An excellent novel worthy of it's Booker Prize recognition.4
Fasting, Feasting, by Anita Desai, was an excellent novel with strong narrative, interesting characters and discussions on unignorable human issues. The story is written in two parts. The first takes place in India and tells the story of Uma, the eldest daughter. She is all an Indian family would hope their daughter would not be. Although she is not pretty or smart, Uma does have a kind heart and a strong will. Throughout the collection of life-changing stories that make up the first section, Uma grows immensly in spirit. So much so that by the end she has found a place for herself in Indian society where she can show her individuality. The second part of the book focuses on Uma's younger brother Arun who is attending school in Massachusetts.

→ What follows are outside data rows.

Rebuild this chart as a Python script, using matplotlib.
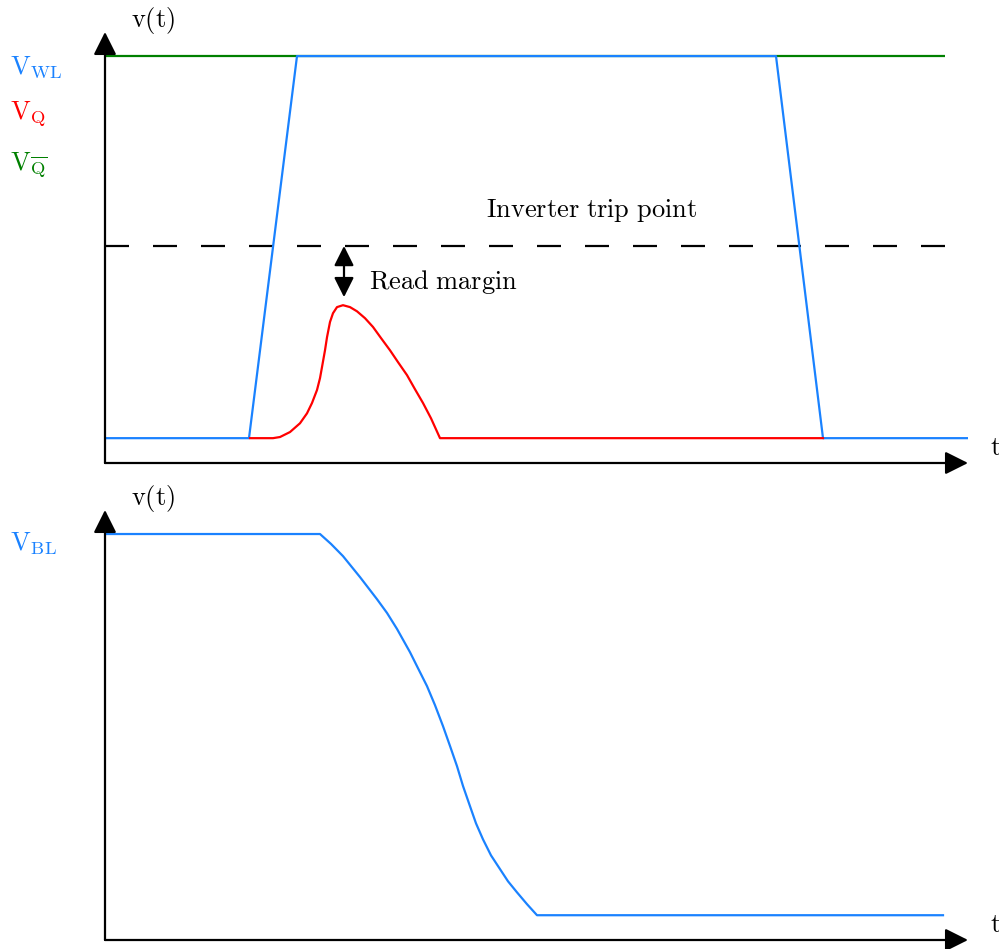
import matplotlib
matplotlib.use('Agg')
import matplotlib.pyplot as plt
import numpy as np

plt.rcParams['mathtext.fontset'] = 'cm'
plt.rcParams['font.family'] = 'serif'
plt.rcParams['font.serif'] = ['DejaVu Serif']

BLUE = '#1a82ff'
RED = '#ff0000'
GREEN = '#008000'

# --- data (time in arbitrary units, voltage normalised to VDD) ---
t_wl = [0.0, 1.44, 1.92, 6.71, 7.18, 8.63]
v_wl = [0.0, 0.0, 1.0, 1.0, 0.0, 0.0]

t_qbar = [0.0, 8.40]
v_qbar = [1.0, 1.0]

t_q = [1.45, 1.68, 1.75, 1.85, 1.95, 2.02, 2.07, 2.12, 2.15, 2.17, 2.20, 2.22, 2.25, 2.28,
       2.32, 2.38, 2.45, 2.52, 2.60, 2.68, 2.76, 2.85, 2.93, 3.02, 3.10, 3.18, 3.26, 3.35, 7.18]
v_q = [0.0, 0.0, 0.003, 0.016, 0.039, 0.065, 0.092, 0.126, 0.157, 0.186, 0.230, 0.264, 0.304, 0.327,
       0.343, 0.348, 0.343, 0.332, 0.314, 0.291, 0.262, 0.230, 0.199, 0.165, 0.128, 0.092, 0.052, 0.0, 0.0]

trip_t = [0.0, 8.40]
trip_v = 0.503

t_bl = [0.0, 2.15, 2.26, 2.38, 2.55, 2.72, 2.82, 2.92, 3.05, 3.13, 3.22, 3.30, 3.38, 3.45,
        3.52, 3.58, 3.65, 3.71, 3.78, 3.86, 3.95, 4.03, 4.12, 4.22, 4.32, 8.38]
v_bl = [1.0, 1.0, 0.974, 0.942, 0.887, 0.829, 0.793, 0.751, 0.690, 0.648, 0.601, 0.551, 0.496, 0.444,
        0.391, 0.339, 0.286, 0.241, 0.199, 0.157, 0.121, 0.089, 0.060, 0.029, 0.0, 0.0]

margin_t = 2.39
margin_v = (0.369, 0.503)

W, H = 999, 949
fig = plt.figure(figsize=(W / 100, H / 100), dpi=100)
FS = 19
LW = 1.6

def make_axes(top_px, bot_px):
    ax = fig.add_axes([105 / W, (H - bot_px) / H, (968 - 105) / W, (bot_px - top_px) / H])
    ax.set_xlim(0, 8.63)
    ax.set_ylim(-0.065, 1.063)
    ax.axis('off')
    arrow = dict(arrowstyle='-|>,head_length=0.7,head_width=0.35', color='black', lw=1.6,
                 shrinkA=0, shrinkB=0, mutation_scale=20)
    ax.annotate('', xy=(1, 0), xytext=(0, 0), xycoords='axes fraction',
                arrowprops=arrow, annotation_clip=False)
    ax.annotate('', xy=(0, 1), xytext=(0, 0), xycoords='axes fraction',
                arrowprops=arrow, annotation_clip=False)
    ax.text(0.26, 1.094, r'$\mathrm{v(t)}$', fontsize=FS, ha='left', va='center', clip_on=False)
    ax.text(8.85, -0.024, r'$\mathrm{t}$', fontsize=FS, ha='left', va='center', clip_on=False)
    return ax

# top panel
ax1 = make_axes(32, 463)
ax1.plot(t_qbar, v_qbar, color=GREEN, lw=LW, solid_capstyle='butt')
ax1.plot(trip_t, [trip_v, trip_v], color='black', lw=LW, dashes=(10.8, 10.8))
ax1.plot(t_q, v_q, color=RED, lw=LW, zorder=3, solid_joinstyle='round')
ax1.plot(t_wl, v_wl, color=BLUE, lw=LW, zorder=2)
ax1.annotate('', xy=(margin_t, margin_v[0]), xytext=(margin_t, margin_v[1]),
             arrowprops=dict(arrowstyle='<|-|>,head_length=0.6,head_width=0.3', color='black',
                             lw=1.6, shrinkA=0, shrinkB=0, mutation_scale=20))
ax1.text(2.64, 0.408, r'$\mathrm{Read\ margin}$', fontsize=FS, ha='left', va='center')
ax1.text(4.87, 0.597, r'$\mathrm{Inverter\ trip\ point}$', fontsize=FS, ha='center', va='center')
ax1.text(-0.95, 0.971, r'$\mathrm{V_{WL}}$', fontsize=FS, color=BLUE, ha='left', va='center', clip_on=False)
ax1.text(-0.95, 0.846, r'$\mathrm{V_{Q}}$', fontsize=FS, color=RED, ha='left', va='center', clip_on=False)
ax1.text(-0.95, 0.715, r'$\mathrm{V_{\overline{Q}}}$', fontsize=FS, color=GREEN, ha='left', va='center', clip_on=False)

# bottom panel
ax2 = make_axes(510, 940)
ax2.plot(t_bl, v_bl, color=BLUE, lw=LW, solid_joinstyle='round')
ax2.text(-0.95, 0.974, r'$\mathrm{V_{BL}}$', fontsize=FS, color=BLUE, ha='left', va='center', clip_on=False)

fig.savefig('out.png', dpi=100)
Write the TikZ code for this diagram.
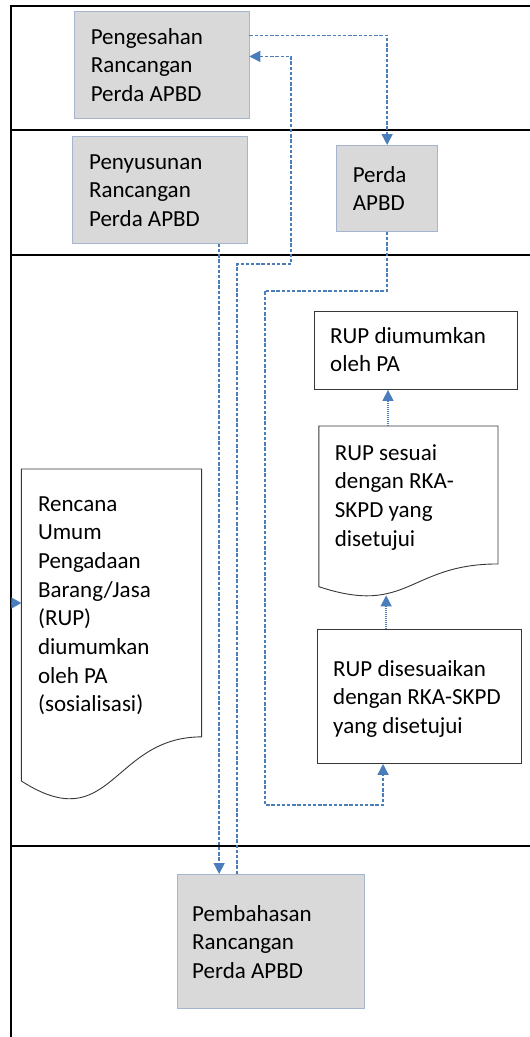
\documentclass[tikz,border=0pt]{standalone}
\usepackage{fontspec}
\setmainfont{Carlito}
\usetikzlibrary{arrows.meta,calc}
\definecolor{flowblue}{RGB}{74,126,187}
\definecolor{boxgray}{RGB}{217,217,217}
\definecolor{boxedge}{RGB}{165,181,207}
\definecolor{docedge}{RGB}{55,55,55}
\tikzset{
  grayBox/.style={draw=boxedge, fill=boxgray, line width=0.8pt, inner sep=0pt, anchor=north west, rectangle},
  whiteBox/.style={draw=docedge, fill=white, line width=0.9pt, inner sep=0pt, anchor=north west, rectangle},
  docArea/.style={inner sep=0pt, anchor=north west, rectangle},
  docLine/.style={draw=docedge, fill=white, line width=0.9pt},
  txt/.style={font=\fontsize{23}{28.7}\selectfont, align=left, inner sep=0pt, anchor=base west},
  flowline/.style={draw=flowblue, line width=1.5pt, dash pattern=on 3.4pt off 1.8pt},
  dotline/.style={draw=flowblue, line width=1.5pt, dash pattern=on 1pt off 1pt},
  tipped/.style={-{Triangle[length=11pt,width=11pt,fill=flowblue,color=flowblue]}},
  lane/.style={black, line width=2pt},
}
\begin{document}
\begin{tikzpicture}[x=1pt,y=-1pt]
\useasboundingbox (0,0) rectangle (530,1037);
% lanes
\draw[lane] (11,1037) -- (11,6) -- (531,6);
\draw[lane] (11,130) -- (531,130);
\draw[lane] (11,255) -- (531,255);
\draw[lane] (11,846) -- (531,846);
% boxes
\node[grayBox, minimum width=174.1pt, minimum height=107pt] (peng) at (74.4,11) {};
\node[grayBox, minimum width=174.5pt, minimum height=107pt] (peny) at (72.3,136) {};
\node[grayBox, minimum width=100.7pt, minimum height=86pt] (perda) at (336.4,145) {};
\node[whiteBox, minimum width=203.6pt, minimum height=78pt] (rupd) at (313.7,311) {};
\node[whiteBox, minimum width=203.8pt, minimum height=134pt] (dis) at (316.8,629) {};
\node[grayBox, minimum width=187.9pt, minimum height=134pt] (pemb) at (176.5,874) {};
% document shapes
\node[docArea, minimum width=178.8pt, minimum height=169pt] (rs) at (318.8,426) {};
\draw[docLine] (rs.north west) -- (rs.north east) -- ($(rs.north east)+(0,0.802*172)$)
  .. controls ($(rs.north)+(0,0.802*172)$) and ($(rs.north)+(0,1.1075*172)$) .. ($(rs.north west)+(0,0.934*172)$) -- cycle;
\node[docArea, minimum width=179.9pt, minimum height=312pt] (ren) at (21.3,469) {};
\draw[docLine] (ren.north west) -- (ren.north east) -- ($(ren.north east)+(0,0.802*334)$)
  .. controls ($(ren.north)+(0,0.802*334)$) and ($(ren.north)+(0,1.1075*334)$) .. ($(ren.north west)+(0,0.934*334)$) -- cycle;
% texts (anchored at the baseline of their last line)
\node[txt] (pengT) at (90.6,101.4) {Pengesahan\\Rancangan\\Perda APBD};
\node[txt] (penyT) at (88.9,226.4) {Penyusunan\\Rancangan\\Perda APBD};
\node[txt] (perdaT) at (352.6,210.7) {Perda\\APBD};
\node[txt] (rupdT) at (330,371.7) {RUP diumumkan\\oleh PA};
\node[txt] (rsT) at (334.7,546.1) {RUP sesuai\\dengan RKA-\\SKPD yang\\disetujui};
\node[txt] (disT) at (333,733.4) {RUP disesuaikan\\dengan RKA-SKPD\\yang disetujui};
\node[txt] (renT) at (37.9,711.9) {Rencana\\Umum\\Pengadaan\\Barang/Jasa\\(RUP)\\diumumkan\\oleh PA\\(sosialisasi)};
\node[txt] (pembT) at (192,978.4) {Pembahasan\\Rancangan\\Perda APBD};
% connectors
\draw[flowline, tipped] ([yshift=29.5pt]peng.east) -| (perda.north);
\draw[flowline, tipped] ([xshift=59.2pt]peny.south) coordinate (aS) -- (aS |- pemb.north);
\draw[flowline, tipped] ([xshift=-33.75pt]pemb.north) -- ++(0,-610) -- ++(54,0) |- ([yshift=8.5pt]peng.east);
\draw[flowline, tipped] (perda.south) -- ++(0,59) -- ++(-122.35,0) -- ++(0,514) -| ([xshift=-36.1pt]dis.south);
\draw[dotline, tipped] ([xshift=-33pt]dis.north) coordinate (dS) -- (dS |- rs.south);
\draw[dotline, tipped] ([xshift=-20.4pt]rs.north) coordinate (rS) -- (rS |- rupd.south);
\coordinate (inl) at (11,603);
\draw[draw=flowblue, line width=1pt, -{Triangle[length=10pt,width=11pt,fill=flowblue,color=flowblue]}] (inl) -- (inl -| ren.west);
\end{tikzpicture}
\end{document}
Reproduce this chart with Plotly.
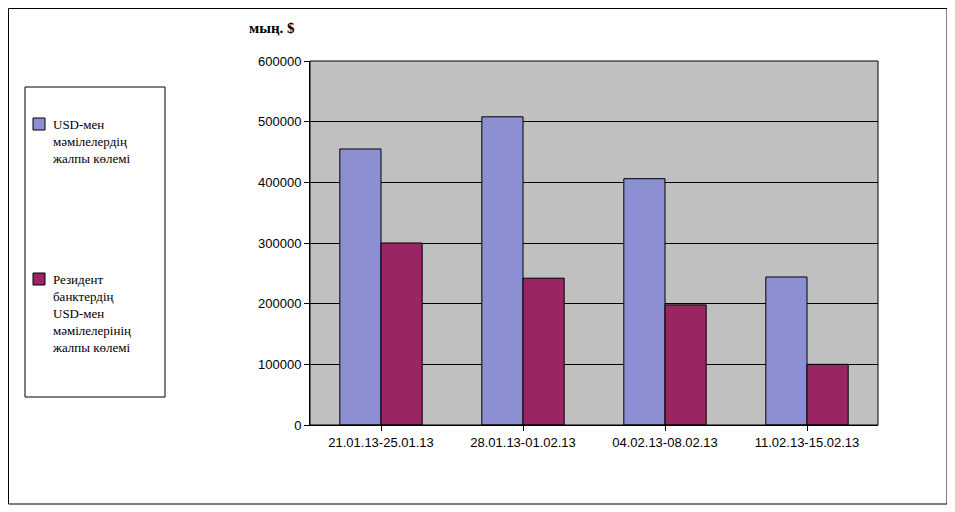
import plotly.graph_objects as go

categories = ["21.01.13-25.01.13", "28.01.13-01.02.13", "04.02.13-08.02.13", "11.02.13-15.02.13"]
usd_total = [455000, 508000, 406000, 244000]
resident_total = [300000, 242000, 198000, 100000]
series_names = ["USD-мен<br>мәмілелердің<br>жалпы көлемі",
                "Резидент<br>банктердің<br>USD-мен<br>мәмілелерінің<br>жалпы көлемі"]
colors = ["#8c8fd2", "#9a2562"]

fig = go.Figure()
fig.add_bar(x=categories, y=usd_total, marker=dict(color=colors[0], line=dict(color="black", width=1)), showlegend=False)
fig.add_bar(x=categories, y=resident_total, marker=dict(color=colors[1], line=dict(color="black", width=1)), showlegend=False)

OFF = 8  # page body margin
FW, FH = 955 - OFF, 512 - OFF
L, R, T, B = 310 - OFF, 878 - OFF, 61 - OFF, 425 - OFF
W = R - L; H = B - T
px = lambda v: (v - OFF - L) / W
py = lambda v: (B - (v - OFF)) / H

shapes = [
    dict(type="rect", xref="paper", yref="paper", x0=px(8.5), x1=px(947), y0=py(504), y1=py(8.5), line=dict(color="black", width=1)),
    dict(type="rect", xref="paper", yref="paper", x0=px(25), x1=px(165), y0=py(397), y1=py(87), line=dict(color="black", width=1)),
    dict(type="rect", xref="paper", yref="paper", x0=px(33), x1=px(45), y0=py(130), y1=py(118), fillcolor=colors[0], line=dict(color="black", width=1)),
    dict(type="rect", xref="paper", yref="paper", x0=px(33), x1=px(45), y0=py(285), y1=py(273), fillcolor=colors[1], line=dict(color="black", width=1)),
    dict(type="rect", xref="paper", yref="paper", x0=0, x1=1, y0=0, y1=1, line=dict(color="black", width=1)),
]
font_serif = dict(family="Liberation Serif, serif", size=13, color="black")
annotations = [
    dict(xref="paper", yref="paper", x=px(50), y=py(115), xanchor="left", yanchor="top", align="left",
         text=series_names[0], showarrow=False, font=font_serif),
    dict(xref="paper", yref="paper", x=px(50), y=py(270), xanchor="left", yanchor="top", align="left",
         text=series_names[1], showarrow=False, font=font_serif),
    dict(xref="paper", yref="paper", x=px(272), y=py(28), xanchor="center", yanchor="middle",
         text="<b>мың. $</b>", showarrow=False, font=dict(family="Liberation Serif, serif", size=15, color="black")),
]

fig.update_layout(
    width=FW, height=FH, margin=dict(l=L, r=FW - R, t=T, b=FH - B),
    paper_bgcolor="white", plot_bgcolor="#c0c0c0",
    barmode="group", bargap=0.42, bargroupgap=0,
    shapes=shapes, annotations=annotations,
    font=dict(family="Liberation Sans, Arial", size=13, color="black"),
    xaxis=dict(showgrid=False, ticks="outside", ticklen=5, tickcolor="black", showline=True, linecolor="black"),
    yaxis=dict(range=[0, 600000], dtick=100000, showgrid=True, gridcolor="black", gridwidth=1,
               ticks="outside", ticklen=5, tickcolor="black", showline=True, linecolor="black",
               tickformat="d", zeroline=False),
)
fig.write_html("out.html")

During the novel, he stays with a family for the summer while school is out. This section of the book held eerie revelations about American society. Besides discussing the issue of eating disorders, it also touched on the diminishing of the family structure and the American obsession with materialism. Through Arun's thoughts and feelings the reader is able to see the problems and obstacles that plague society. During Arun's stay, he grows as a character making the end of the book very touching. Entertwined in all of these other concepts is the issue of food. One of the most interesting points in this book is how Desai compares American and Indian cultures through the way they view food. By using this interesting tool of comparison and involving the reader in her work Desai creates a captivating novel that forces the reader to look closely at their own values.